The UK economy gained speed and eventually, sterling made new highs. The UK economy advanced 0.3 pct on quarter in the three months to June of 2017, unrevised from the preliminary estimate and following a 0.2 pct expansion in the previous period. There was relatively strong growth in government spending and investment, while household consumption rose at softer pace and business investment stalled.
Currently, in real trade weighted terms, sterling is about 15% below the average of the last 25 years. It has just bounced off its lowest level, which was about 10% weaker than the level it reached after the pound’s exit from the ERM in September 1992. In terms of the size of the fall for the pound, neither the 1992 collapse nor the 2016 one is as big a fall as we saw in 2008/2009, when the global financial crisis hit, but the basic script is the same. Collapse, consolidation and eventually, recovery.
1992 saw EURGBP, inferred from GBPDEM, rise from around 0.70 to 0.86 in 1993. GBPUSD fell from 2.01 to a low at 1.41. The pound’s fall since early 2015 has seen EURGBP rise from 0.70 to 0.90, in the broadest possible terms. And GBPUSD has fallen from a peak above 1.70 in 2014 to a low below 1.20.
That leaves sterling nearly 10% undervalued against the dollar on a PPP basis, but not very undervalued against the euro. Low levels of gilt yields remain an anchor on sterling. EURGBP’s recent correction looks very warranted and the GBPUSD bounce looks very sensible. But thinking about yields also highlights the key to the sterling outlook.

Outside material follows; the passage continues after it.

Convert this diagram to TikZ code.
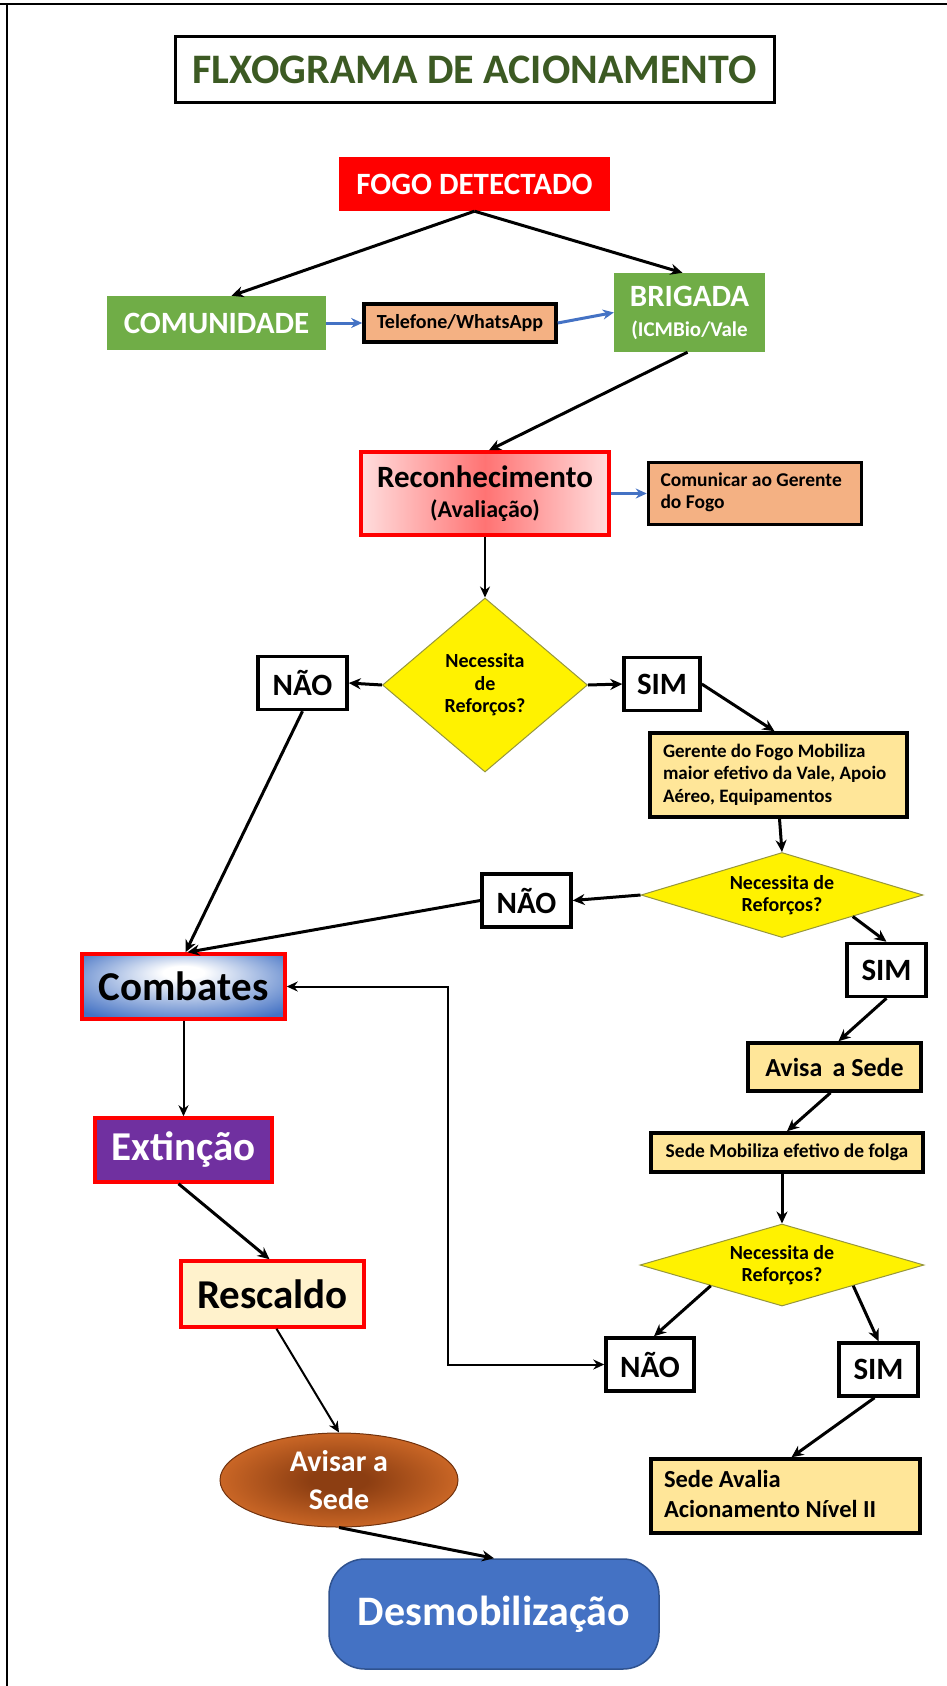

As the European economy recovers, and the ECB edges towards tapering, can the MPC help sterling unless the economy gains momentum enough to warrant not just a one-off reversal of last year’s rate cut, but expectations of a series of moves? Likewise, though the US economic cycle is, like the UK’s, past its peak, how far can UK yields rise relative to US ones if Treasury yields edge higher in their range, if the Fed goes on tightening carefully and if there is a fiscal response to Harvey and Irma.